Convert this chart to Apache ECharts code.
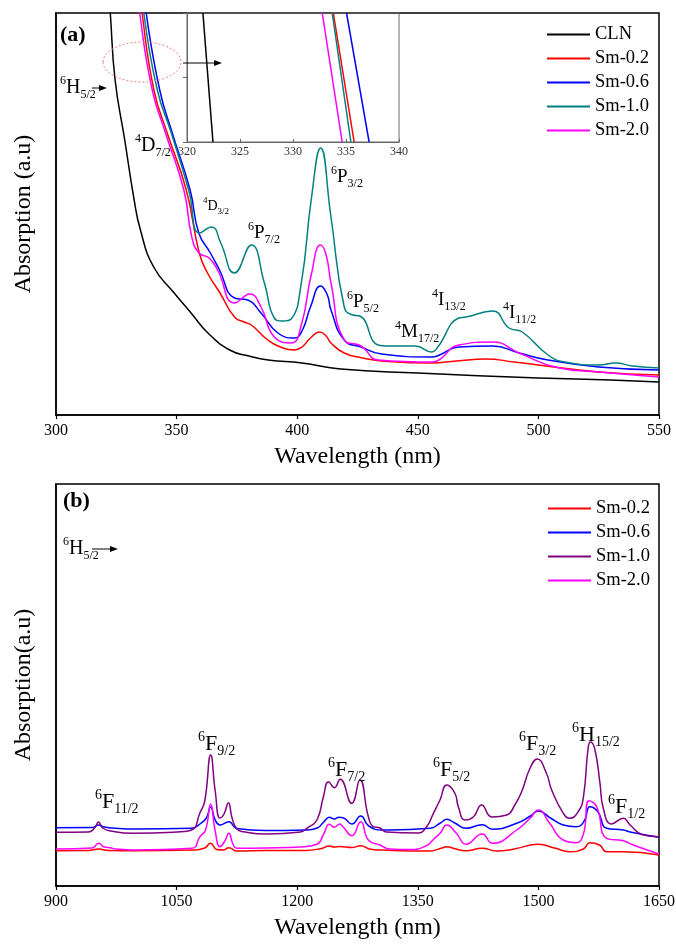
<!DOCTYPE html>
<html>
<head>
<meta charset="utf-8">
<script src="https://cdn.jsdelivr.net/npm/echarts@6/dist/echarts.min.js"></script>
<style>
  html, body { margin: 0; padding: 0; background: #fff; }
  #chart { width: 676px; height: 945px; }
</style>
</head>
<body>
<div id="chart"></div>
<script>
// ---- data (y in arbitrary units) ----
// panel (a): UV-Vis, 300-550 nm
const cln = [[321.2, 440], [322.5, 402], [324.5, 335], [328.5, 275], [332.2, 218], [335, 185], [340.5, 148], [349, 122], [356, 102], [363, 82], [372, 65], [380, 59], [388, 55], [402, 52], [418, 46], [450, 42], [500, 37], [530, 35], [550, 33]];
const sm02a = [[334.3, 440], [335.7, 402], [340.6, 325], [346.1, 282], [354, 225], [359.4, 162], [362.8, 142], [368, 122], [374, 98], [378, 93], [381, 90], [387.8, 75], [393, 68], [398.8, 65], [402, 68], [405.5, 77], [409.3, 83], [412, 79], [414, 72], [419.5, 62], [427, 57], [435, 54], [455.8, 52], [466, 54], [478, 56], [490, 53], [500, 50], [525, 43], [550, 40]];
const sm06a = [[336, 440], [337.4, 402], [343, 325], [348.2, 282], [355.6, 225], [359.2, 182], [364, 162], [367.6, 146], [374, 117], [379.5, 115], [385, 102], [392, 82], [398.8, 77], [402, 84], [405.5, 108], [409.7, 129], [412.5, 120], [414, 105], [419.5, 75], [426.5, 68], [435, 61], [455.8, 58], [459, 60], [467, 68], [481, 69], [492, 62], [504, 55], [525, 48], [550, 45]];
const sm10a = [[335, 440], [336.4, 402], [342, 325], [347.8, 282], [355, 225], [359.5, 182], [364.5, 188], [368.3, 172], [374, 142], [381, 170], [386.4, 132], [390.5, 97], [394, 94], [397.5, 96], [401.7, 132], [405.8, 215], [409.7, 267], [414, 198], [419.5, 108], [423, 100], [426, 99], [433.6, 70], [438, 69], [449, 69], [455.8, 63], [458, 67], [467, 97], [470, 98], [481, 104], [487.8, 87], [493.3, 83], [504, 60], [511, 53], [525, 50], [532, 52], [539, 49], [550, 47]];
const sm20a = [[333.3, 440], [334.7, 402], [339.9, 325], [345.4, 282], [353, 225], [356.3, 178], [359.3, 162], [363.5, 157], [367, 145], [374, 112], [380.4, 121], [385, 108], [390.5, 78], [397.5, 72], [401.7, 90], [405.8, 140], [409.7, 170], [412, 160], [414, 132], [419.5, 75], [426.5, 69], [433.6, 55], [455.8, 53], [458, 54], [467, 70], [481, 73], [492, 62], [508.6, 47], [525, 43], [550, 38]];

// inset of panel (a): 320-340 nm, top and bottom crossing points
const insetCln = [[321.5, 2], [322.45, 0]];
const insetSm02 = [[333.8, 2], [335.77, 0]];
const insetSm06 = [[335.05, 2], [337.18, 0]];
const insetSm10 = [[333.7, 2], [335.46, 0]];
const insetSm20 = [[332.76, 2], [334.64, 0]];

// panel (b): NIR, 900-1650 nm
const sm02b = [[900, 35.3], [940, 35.5], [953, 37], [965, 35.5], [1000, 35.3], [1070, 36], [1085, 38], [1092, 42.7], [1100, 36.5], [1108, 36], [1115, 38.3], [1125, 35], [1160, 35.5], [1210, 35.5], [1230, 37.5], [1240, 40], [1246, 39], [1253, 39.5], [1268, 38.5], [1279, 40.3], [1290, 37], [1305, 36], [1365, 35], [1380, 38], [1386, 39.3], [1395, 37.5], [1410, 35.3], [1430, 37.7], [1448, 35], [1470, 37], [1500, 41.7], [1520, 38], [1539, 34.3], [1556, 37], [1564, 43.3], [1576, 41], [1585, 34.3], [1605, 34.3], [1650, 31]];
const sm06b = [[900, 58.3], [945, 58.5], [953, 61], [960, 59], [970, 58], [1000, 57], [1069, 57.7], [1079, 62], [1087, 68], [1092.4, 79], [1098, 66], [1104, 61], [1115, 64.3], [1125, 57.5], [1160, 55.5], [1210, 56], [1225, 58], [1233, 64], [1240, 68.7], [1246, 67], [1252, 68.7], [1257, 68.3], [1268, 62], [1279, 70], [1289, 60], [1306, 56], [1315, 56], [1365, 57.7], [1378, 63], [1386, 66.7], [1396, 63], [1410, 57.7], [1430, 61.3], [1443, 56.7], [1473, 62.7], [1490, 70], [1500, 75], [1515, 68], [1531, 61], [1547, 59.3], [1557, 65], [1564, 79.3], [1574, 74.3], [1585, 57.7], [1605.6, 56], [1614, 54], [1650, 48.7]];
const sm10b = [[900, 53.7], [940, 54], [948, 58], [953, 64], [958, 58], [968, 55], [996, 52.7], [1050, 54], [1068.8, 56], [1079, 73], [1085, 85], [1092.4, 131], [1098, 95], [1104, 68], [1109, 72], [1114.5, 83.3], [1119, 68], [1125, 57], [1133, 54.3], [1162, 52], [1204, 54], [1212, 57.7], [1224.5, 66], [1232.5, 89], [1239, 104.3], [1246.3, 98.3], [1253.4, 106.7], [1267.8, 82.7], [1278, 106], [1288.5, 69.3], [1294.7, 59.3], [1303, 58], [1311, 54], [1350, 53], [1361, 59.3], [1369.4, 72.7], [1377.6, 86], [1386, 101], [1396, 93], [1400.4, 79.3], [1408.7, 66], [1419, 69], [1429.5, 81], [1442, 69], [1460.6, 71], [1470, 80], [1479, 94], [1489.6, 117.7], [1498.6, 127], [1510, 112.7], [1516.5, 96], [1531, 72.7], [1539, 67.7], [1550, 75], [1556, 89], [1562, 139], [1565, 144], [1570.4, 136], [1576.6, 102.7], [1580.7, 77.7], [1591, 62], [1605.6, 67.7], [1614, 61], [1630.5, 51], [1650, 49.3]];
const sm20b = [[900, 37], [945, 38], [953, 42.7], [960, 39], [967, 38.3], [975, 37], [996, 36], [1069, 37.7], [1079, 49.3], [1086, 56], [1092.4, 82], [1098, 55], [1104, 39.3], [1110, 45], [1115, 52.7], [1120, 42], [1125, 37.7], [1160, 38], [1204, 39], [1225, 42], [1233, 52], [1240, 61.7], [1246, 58.7], [1253, 62], [1257, 59.3], [1268, 50.3], [1279, 64.3], [1288.5, 46], [1303, 41], [1315, 37], [1340, 36.5], [1360, 40], [1370, 47], [1378, 53], [1386, 61], [1398, 52.7], [1410, 41.7], [1430, 52], [1443, 42.7], [1473, 56], [1490, 68], [1500, 76], [1514, 62.7], [1531, 46], [1547, 43.3], [1556, 52], [1563, 85.3], [1572.5, 79.3], [1585, 47.7], [1605.6, 45.3], [1618, 41], [1650, 32]];

const xTicksA = [300, 550, 50];
const xTicksB = [900, 1650, 150];
const xTicksInset = [320, 340, 5];

const legendA = ['CLN', 'Sm-0.2', 'Sm-0.6', 'Sm-1.0', 'Sm-2.0'];
const legendB = ['b:Sm-0.2', 'b:Sm-0.6', 'b:Sm-1.0', 'b:Sm-2.0'];

const colors = { 'CLN': '#000000', 'Sm-0.2': '#ff0000', 'Sm-0.6': '#0000ff', 'Sm-1.0': '#008080', 'Sm-2.0': '#ff00ff', 'b:Sm-1.0': '#800080' };

// ---- chart ----
const FONT = '"Liberation Serif", "Times New Roman", serif';
const chart = echarts.init(document.getElementById('chart'));

function line(name, data, idx, color) {
  return {
    name: name, type: 'line', data: data,
    xAxisIndex: idx, yAxisIndex: idx,
    showSymbol: false, symbol: 'none', smooth: 0.5,
    lineStyle: { width: 1.5, color: color }, itemStyle: { color: color },
    animation: false
  };
}

function mainX(gi, t, name) {
  return {
    type: 'value', gridIndex: gi, min: t[0], max: t[1], interval: t[2],
    name: name, nameLocation: 'middle', nameGap: 30,
    nameTextStyle: { fontFamily: FONT, fontSize: 24, color: '#000' },
    axisLine: { lineStyle: { color: '#000', width: 1.5 } },
    axisTick: { show: true, inside: false, length: 4, lineStyle: { color: '#000', width: 1.2 } },
    axisLabel: { fontFamily: FONT, fontSize: 16, color: '#000', margin: 8, formatter: v => String(v) },
    splitLine: { show: false }
  };
}

function mainY(gi, name) {
  return {
    type: 'value', gridIndex: gi, min: 0, max: 402,
    name: name, nameLocation: 'middle', nameGap: 20,
    nameTextStyle: { fontFamily: FONT, fontSize: 24, color: '#000' },
    axisLine: { show: true, lineStyle: { color: '#000', width: 1.5 } },
    axisTick: { show: false }, axisLabel: { show: false }, splitLine: { show: false }
  };
}

// rich text for term symbols: {s|6}{m|P}{d|3/2}
function richSet(big, small) {
  return {
    m: { fontFamily: FONT, fontSize: big, lineHeight: big + 6, verticalAlign: 'middle', fill: '#000', color: '#000' },
    s: { fontFamily: FONT, fontSize: small, lineHeight: small, verticalAlign: 'top', fill: '#000', color: '#000' },
    d: { fontFamily: FONT, fontSize: small, lineHeight: small, verticalAlign: 'bottom', fill: '#000', color: '#000' }
  };
}
function term(x, y, sup, letter, sub, big, small) {
  return {
    type: 'text', x: x, y: y - 2, z: 100,
    style: { text: '{s|' + sup + '}{m|' + letter + '}{d|' + sub + '}', rich: richSet(big, small), fill: '#000' }
  };
}

const labelsA = [
  term(60, 77, '6', 'H', '5/2', 20, 12),
  term(135, 135, '4', 'D', '7/2', 20, 12),
  term(203, 198, '4', 'D', '3/2', 14, 9),
  term(248, 223, '6', 'P', '7/2', 19, 12),
  term(331, 167, '6', 'P', '3/2', 19, 12),
  term(347, 292, '6', 'P', '5/2', 19, 12),
  term(395, 322, '4', 'M', '17/2', 19, 12),
  term(432, 290, '4', 'I', '13/2', 19, 12),
  term(503, 303, '4', 'I', '11/2', 19, 12)
];
const labelsB = [
  term(63, 538, '6', 'H', '5/2', 20, 12),
  term(95, 790, '6', 'F', '11/2', 22, 14),
  term(198, 732, '6', 'F', '9/2', 22, 14),
  term(328, 758, '6', 'F', '7/2', 22, 14),
  term(433, 758, '6', 'F', '5/2', 22, 14),
  term(519, 732, '6', 'F', '3/2', 22, 14),
  term(572, 723, '6', 'H', '15/2', 22, 14),
  term(608, 795, '6', 'F', '1/2', 22, 14)
];

function arrow(x1, x2, y) {
  return [
    { type: 'line', z: 100, shape: { x1: x1, y1: y, x2: x2 - 6, y2: y }, style: { stroke: '#000', lineWidth: 1 } },
    { type: 'polygon', z: 100, shape: { points: [[x2 - 8, y - 3], [x2, y], [x2 - 8, y + 3]] }, style: { fill: '#000' } }
  ];
}

const gridBase = { outerBoundsMode: 'none', containLabel: false, show: true, backgroundColor: 'transparent' };

const option = {
  backgroundColor: '#fff',
  animation: false,
  grid: [
    Object.assign({ left: 56, top: 13, width: 603, height: 402, borderColor: '#000', borderWidth: 1.5 }, gridBase),
    Object.assign({ left: 56, top: 484, width: 603, height: 402, borderColor: '#000', borderWidth: 1.5 }, gridBase),
    Object.assign({ left: 187, top: 13, width: 212, height: 129, borderColor: '#666', borderWidth: 1 }, gridBase)
  ],
  xAxis: [
    mainX(0, xTicksA, 'Wavelength (nm)'),
    mainX(1, xTicksB, 'Wavelength (nm)'),
    {
      type: 'value', gridIndex: 2, min: xTicksInset[0], max: xTicksInset[1], interval: xTicksInset[2],
      axisLine: { lineStyle: { color: '#666', width: 1 } },
      axisTick: { show: true, inside: true, length: 3, lineStyle: { color: '#666' } },
      axisLabel: { fontFamily: FONT, fontSize: 12, color: '#333', margin: 4 },
      splitLine: { show: false }
    }
  ],
  yAxis: [
    mainY(0, 'Absorption (a.u)'),
    mainY(1, 'Absorption(a.u)'),
    {
      type: 'value', gridIndex: 2, min: 0, max: 2, interval: 1,
      axisLine: { show: true, lineStyle: { color: '#666', width: 1 } },
      axisTick: { show: true, length: 4, lineStyle: { color: '#666' } },
      axisLabel: { show: false }, splitLine: { show: false }
    }
  ],
  legend: [
    {
      data: legendA, orient: 'vertical', left: 547, top: 25, padding: 0, itemWidth: 43, itemHeight: 2, itemGap: 5,
      icon: 'rect', selectedMode: false,
      textStyle: { fontFamily: FONT, fontSize: 18.5, lineHeight: 19, color: '#000' }
    },
    {
      data: legendB, orient: 'vertical', left: 548, top: 499, padding: 0, itemWidth: 43, itemHeight: 2, itemGap: 5,
      icon: 'rect', selectedMode: false,
      formatter: function (n) { return n.replace('b:', ''); },
      textStyle: { fontFamily: FONT, fontSize: 18.5, lineHeight: 19, color: '#000' }
    }
  ],
  series: [
    line('CLN', cln, 0, colors['CLN']),
    line('Sm-0.2', sm02a, 0, colors['Sm-0.2']),
    line('Sm-0.6', sm06a, 0, colors['Sm-0.6']),
    line('Sm-1.0', sm10a, 0, colors['Sm-1.0']),
    line('Sm-2.0', sm20a, 0, colors['Sm-2.0']),
    line('b:Sm-0.2', sm02b, 1, colors['Sm-0.2']),
    line('b:Sm-0.6', sm06b, 1, colors['Sm-0.6']),
    line('b:Sm-1.0', sm10b, 1, colors['b:Sm-1.0']),
    line('b:Sm-2.0', sm20b, 1, colors['Sm-2.0']),
    line('i:CLN', insetCln, 2, colors['CLN']),
    line('i:Sm-0.2', insetSm02, 2, colors['Sm-0.2']),
    line('i:Sm-0.6', insetSm06, 2, colors['Sm-0.6']),
    line('i:Sm-1.0', insetSm10, 2, colors['Sm-1.0']),
    line('i:Sm-2.0', insetSm20, 2, colors['Sm-2.0'])
  ],
  graphic: [
    { type: 'text', x: 60, y: 24, z: 100, style: { text: '(a)', font: 'bold 22px ' + FONT, fill: '#000' } },
    { type: 'text', x: 63, y: 490, z: 100, style: { text: '(b)', font: 'bold 22px ' + FONT, fill: '#000' } },
    { type: 'ellipse', z: 100, shape: { cx: 142, cy: 62, rx: 39, ry: 20 }, style: { fill: 'none', stroke: '#f08080', lineWidth: 1, lineDash: [2, 2] } },
    ...arrow(183, 222, 63),
    ...arrow(92, 107, 88),
    ...arrow(92, 118, 549)
  ].concat(labelsA, labelsB)
};

chart.setOption(option);
window.addEventListener('resize', () => chart.resize());
</script>
</body>
</html>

# # # #

Aim:
Look at the listing and set down only the lines from its start through the line with "43], [550, 38]];", word for word and without pictures.

Exercise response:
Convert this chart to Apache ECharts code.
<!DOCTYPE html>
<html>
<head>
<meta charset="utf-8">
<script src="https://cdn.jsdelivr.net/npm/echarts@6/dist/echarts.min.js"></script>
<style>
  html, body { margin: 0; padding: 0; background: #fff; }
  #chart { width: 676px; height: 945px; }
</style>
</head>
<body>
<div id="chart"></div>
<script>
// ---- data (y in arbitrary units) ----
// panel (a): UV-Vis, 300-550 nm
const cln = [[321.2, 440], [322.5, 402], [324.5, 335], [328.5, 275], [332.2, 218], [335, 185], [340.5, 148], [349, 122], [356, 102], [363, 82], [372, 65], [380, 59], [388, 55], [402, 52], [418, 46], [450, 42], [500, 37], [530, 35], [550, 33]];
const sm02a = [[334.3, 440], [335.7, 402], [340.6, 325], [346.1, 282], [354, 225], [359.4, 162], [362.8, 142], [368, 122], [374, 98], [378, 93], [381, 90], [387.8, 75], [393, 68], [398.8, 65], [402, 68], [405.5, 77], [409.3, 83], [412, 79], [414, 72], [419.5, 62], [427, 57], [435, 54], [455.8, 52], [466, 54], [478, 56], [490, 53], [500, 50], [525, 43], [550, 40]];
const sm06a = [[336, 440], [337.4, 402], [343, 325], [348.2, 282], [355.6, 225], [359.2, 182], [364, 162], [367.6, 146], [374, 117], [379.5, 115], [385, 102], [392, 82], [398.8, 77], [402, 84], [405.5, 108], [409.7, 129], [412.5, 120], [414, 105], [419.5, 75], [426.5, 68], [435, 61], [455.8, 58], [459, 60], [467, 68], [481, 69], [492, 62], [504, 55], [525, 48], [550, 45]];
const sm10a = [[335, 440], [336.4, 402], [342, 325], [347.8, 282], [355, 225], [359.5, 182], [364.5, 188], [368.3, 172], [374, 142], [381, 170], [386.4, 132], [390.5, 97], [394, 94], [397.5, 96], [401.7, 132], [405.8, 215], [409.7, 267], [414, 198], [419.5, 108], [423, 100], [426, 99], [433.6, 70], [438, 69], [449, 69], [455.8, 63], [458, 67], [467, 97], [470, 98], [481, 104], [487.8, 87], [493.3, 83], [504, 60], [511, 53], [525, 50], [532, 52], [539, 49], [550, 47]];
const sm20a = [[333.3, 440], [334.7, 402], [339.9, 325], [345.4, 282], [353, 225], [356.3, 178], [359.3, 162], [363.5, 157], [367, 145], [374, 112], [380.4, 121], [385, 108], [390.5, 78], [397.5, 72], [401.7, 90], [405.8, 140], [409.7, 170], [412, 160], [414, 132], [419.5, 75], [426.5, 69], [433.6, 55], [455.8, 53], [458, 54], [467, 70], [481, 73], [492, 62], [508.6, 47], [525, 43], [550, 38]];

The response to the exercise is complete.